The ECB has announced its reaction to the Greek referendum decision and the interwebs are a bit confused.
The headline “ELA to Greek banks maintained at its current level” may seem like good news for Greece in that the ECB has not completely cut off the emergency credit line for the Greek banks.
In practice, however, the implications for the next few days are pretty much the same as if the ECB had ordered the ELA programme to be cancelled altogether.
We don’t know how much of buffer in cash and reserves the Greek banks had on Friday. However, the ELA ceiling has continually been raised at ECB Governing Council meetings over the past few months, suggesting the banks have continually been close to running out of cash. That means its unlikely they have much left in cash or reserves at the central bank.

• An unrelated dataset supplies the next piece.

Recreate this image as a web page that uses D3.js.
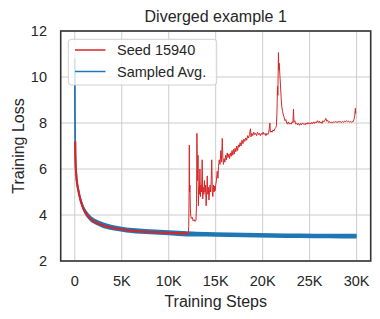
<!DOCTYPE html>
<html><head><meta charset="utf-8">
<script src="https://cdn.jsdelivr.net/npm/d3@7"></script>
<style>
html,body{margin:0;padding:0;background:#fff;}
svg text{font-family:"Liberation Sans",Arial,sans-serif;fill:#262626;}
</style></head>
<body><svg id="c" width="380" height="319"></svg>
<script>
const xTicks = [0, 5000, 10000, 15000, 20000, 25000, 30000];
const xTickLabels = ["0", "5K", "10K", "15K", "20K", "25K", "30K"];
const yTicks = [2, 4, 6, 8, 10, 12];
const yTickLabels = ["2", "4", "6", "8", "10", "12"];
const seriesNames = ["Seed 15940", "Sampled Avg."];

// Sampled average (blue): step, loss, half-width of the noisy band
const blueSteps = [0,20,40,60,100,150,200,300,400,500,650,800,1000,1250,1500,1750,2000,2300,2600,3000,3500,4000,4700,5500,6500,7500,8500,10000,11000,12000,13000,14000,15000,16500,18000,19500,21000,22500,24000,25500,27000,28500,30000];
const blueLoss  = [10.8,8.3,7.2,6.6,6.1,5.8,5.55,5.25,5.05,4.85,4.6,4.42,4.22,4.05,3.92,3.82,3.75,3.68,3.63,3.56,3.5,3.45,3.4,3.35,3.31,3.28,3.26,3.23,3.2,3.18,3.17,3.16,3.15,3.14,3.13,3.12,3.11,3.1,3.1,3.09,3.09,3.08,3.08];
const blueSpread = [0.05,0.05,0.06,0.07,0.08,0.09,0.1,0.11,0.12,0.13,0.14,0.14,0.14,0.14,0.13,0.13,0.12,0.12,0.12,0.12,0.12,0.11,0.11,0.11,0.11,0.11,0.11,0.11,0.11,0.11,0.1,0.1,0.1,0.1,0.1,0.1,0.1,0.1,0.1,0.1,0.1,0.1,0.1];

// Seed 15940 (red), before divergence
const redEarlySteps = [40,60,100,150,200,300,400,500,650,800,1000,1250,1500,1750,2000,2300,2600,3000,3500,4000,4700,5500,6500,7500,8500,10000,11000,12000,12100];
const redEarlyLoss  = [7.2,6.55,6.05,5.75,5.5,5.22,5.02,4.83,4.58,4.4,4.2,4.03,3.9,3.8,3.73,3.66,3.61,3.55,3.49,3.44,3.39,3.34,3.3,3.27,3.25,3.22,3.21,3.2,3.2];

// Seed 15940 (red), diverged part
const redLateSteps = [12100,12130,12160,12190,12220,12260,12300,12340,12400,12500,12600,12700,12800,12900,12960,13000,13040,13080,13120,13160,13200,13260,13320,13380,13430,13500,13560,13620,13680,13740,13800,13860,13920,13980,14040,14100,14160,14220,14280,14340,14400,14460,14520,14580,14640,14700,14760,14820,14880,14940,15000,15080,15160,15240,15300,15380,15460,15550,15620,15700,15760,15830,15900,15980,16060,16140,16220,16300,16400,16480,16560,16650,16740,16820,16900,16980,17060,17150,17240,17330,17420,17500,17600,17700,17800,17900,18000,18100,18200,18300,18400,18500,18600,18700,18760,18850,18950,19050,19150,19250,19350,19450,19550,19650,19750,19850,19950,20050,20150,20250,20350,20450,20550,20650,20770,20820,20900,21000,21100,21200,21300,21400,21470,21530,21580,21620,21680,21720,21760,21830,21900,21980,22040,22120,22200,22290,22380,22460,22560,22640,22740,22840,22940,23040,23140,23220,23280,23330,23420,23520,23620,23720,23820,23920,24020,24120,24220,24320,24420,24520,24620,24720,24820,24920,25020,25120,25220,25320,25420,25520,25620,25720,25820,25920,26020,26120,26220,26320,26420,26520,26620,26720,26820,26920,27020,27120,27220,27320,27420,27520,27620,27720,27820,27920,28020,28120,28220,28320,28420,28520,28620,28720,28820,28920,29020,29120,29220,29320,29420,29520,29620,29720,29800,29870,29910];
const redLateLoss = [3.2,3.5,4.6,7.04,5.0,5.3,4.3,4.0,3.85,3.9,3.75,3.8,3.72,3.78,4.5,7.55,6.2,5.5,6.6,4.4,5.2,4.9,6.0,4.8,5.3,5.0,6.4,4.7,5.2,4.9,5.5,5.0,5.3,4.4,5.0,5.7,4.9,5.2,4.65,5.0,5.3,5.0,5.5,6.4,5.0,4.8,5.3,5.0,5.25,5.05,5.3,5.5,5.9,5.6,6.1,6.4,6.2,6.8,6.3,7.33,6.5,6.2,6.45,6.3,6.6,6.4,6.7,6.5,6.65,6.45,6.7,6.55,6.8,6.6,6.85,6.65,6.9,6.75,7.0,6.8,7.05,6.95,7.15,7.0,7.25,7.1,7.3,7.2,7.35,7.25,7.45,7.35,7.5,7.75,7.4,7.55,7.45,7.6,7.5,7.55,7.45,7.6,7.5,7.55,7.45,7.55,7.5,7.6,7.5,7.55,7.45,7.55,7.5,7.6,8.0,7.6,7.65,7.6,7.7,7.65,7.75,7.8,7.9,8.6,9.6,9.2,11.06,10.3,10.6,10.1,9.6,9.0,8.7,8.5,8.35,8.25,8.1,8.15,8.0,7.95,8.05,7.95,8.0,7.95,8.05,8.0,8.6,8.05,8.1,7.95,8.0,7.92,7.98,7.9,7.98,7.92,8.0,7.95,7.98,7.92,8.0,7.95,8.02,7.96,8.0,7.95,8.03,7.97,8.05,7.98,8.05,8.0,8.1,8.02,8.08,8.0,8.05,7.98,8.1,8.05,8.12,8.2,8.08,8.12,8.02,8.06,8.0,8.05,8.0,8.05,8.02,8.07,8.03,8.06,8.02,8.08,8.04,8.06,8.02,8.07,8.03,8.08,8.05,8.1,8.06,8.08,8.04,8.07,8.03,8.06,8.05,8.15,8.3,8.64,8.4];

const svg = d3.select("#c");
const L = 60.7, R = 370.7, T = 31, B = 261;
const x = d3.scaleLinear().domain([-1500, 31500]).range([L, R]);
const y = d3.scaleLinear().domain([2, 12]).range([B, T]);

// grid
svg.append("g").selectAll("line").data(xTicks).join("line")
  .attr("x1", d => x(d)).attr("x2", d => x(d)).attr("y1", T).attr("y2", B)
  .attr("stroke", "#cccccc").attr("stroke-width", 1);
svg.append("g").selectAll("line").data(yTicks).join("line")
  .attr("x1", L).attr("x2", R).attr("y1", d => y(d)).attr("y2", d => y(d))
  .attr("stroke", "#cccccc").attr("stroke-width", 1);

svg.append("clipPath").attr("id", "clip").append("rect")
  .attr("x", L).attr("y", T).attr("width", R - L).attr("height", B - T);
const plot = svg.append("g").attr("clip-path", "url(#clip)");

const blue = blueSteps.map((s, i) => ({s, v: blueLoss[i], w: blueSpread[i]}));
plot.append("path").datum(blue)
  .attr("d", d3.area().x(d => x(d.s)).y0(d => y(d.v - d.w)).y1(d => y(d.v + d.w)))
  .attr("fill", "#1f77b4");
plot.append("path").datum(blue)
  .attr("d", d3.line().x(d => x(d.s)).y(d => y(d.v)))
  .attr("fill", "none").attr("stroke", "#1f77b4").attr("stroke-width", 1.8);

const redEarly = redEarlySteps.map((s, i) => ({s, v: redEarlyLoss[i]}));
plot.append("path").datum(redEarly)
  .attr("d", d3.line().x(d => x(d.s)).y(d => y(d.v)))
  .attr("fill", "none").attr("stroke", "#d62728").attr("stroke-width", 2.2);
const redLate = redLateSteps.map((s, i) => ({s, v: redLateLoss[i]}));
plot.append("path").datum(redLate)
  .attr("d", d3.line().x(d => x(d.s)).y(d => y(d.v)))
  .attr("fill", "none").attr("stroke", "#d62728").attr("stroke-width", 1).attr("stroke-linejoin", "round");

// frame
svg.append("rect").attr("x", L).attr("y", T).attr("width", R - L).attr("height", B - T)
  .attr("fill", "none").attr("stroke", "#333333").attr("stroke-width", 1.6);

// tick labels
svg.append("g").selectAll("text").data(xTicks).join("text")
  .attr("x", d => x(d)).attr("y", 286).attr("text-anchor", "middle")
  .attr("font-size", "14.5px").text((d, i) => xTickLabels[i]);
svg.append("g").selectAll("text").data(yTicks).join("text")
  .attr("x", 47).attr("y", d => y(d) + 5).attr("text-anchor", "end")
  .attr("font-size", "14.5px").text((d, i) => yTickLabels[i]);

// labels
svg.append("text").attr("x", (L + R) / 2).attr("y", 307).attr("text-anchor", "middle")
  .attr("font-size", "16px").text("Training Steps");
svg.append("text").attr("transform", `translate(24,${(T + B) / 2}) rotate(-90)`)
  .attr("text-anchor", "middle").attr("font-size", "16px").text("Training Loss");
svg.append("text").attr("x", (L + R) / 2).attr("y", 22).attr("text-anchor", "middle")
  .attr("font-size", "16px").text("Diverged example 1");

// legend
const lg = svg.append("g");
lg.append("rect").attr("x", 68.3).attr("y", 39.3).attr("width", 148.4).attr("height", 45.7)
  .attr("rx", 3).attr("fill", "#ffffff").attr("fill-opacity", 0.8)
  .attr("stroke", "#d0d0d0").attr("stroke-width", 1);
const lcol = ["#d62728", "#1f77b4"];
seriesNames.forEach((n, i) => {
  const ly = 50 + i * 21.5;
  lg.append("line").attr("x1", 75).attr("x2", 105.5).attr("y1", ly).attr("y2", ly)
    .attr("stroke", lcol[i]).attr("stroke-width", 1.5);
  lg.append("text").attr("x", 117).attr("y", ly + 5).attr("font-size", "14.5px").text(n);
});
</script></body></html>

In that case, the only way the Greek banks could finance the (presumably very large) demands for withdrawals on Monday would have been to get access to additional funds from the Bank of Greece in the form of additional ELA. That will not be possible now, so most likely the banks will not open on Monday.
The statement that “ECB will work closely with Bank of Greece to maintain financial stability” is probably code for “ECB will help Greece to design a programme of capital controls”.
So it has come to this. No matter how well things go from here (and positive scenarios are hard to imagine) restrictions on Greek banks could be in place for a very long time.
It is easy at this point to panic and say it’s the end of the world and a new currency must be days away. It’s worth remembering, however, that Cyprus coped surprisingly well with the capital controls imposed in 2013. These controls were lifted this year and the banking system survived. There is probably still a small window of opportunity left to keep Greece in the euro, even if the banks don’t open tomorrow.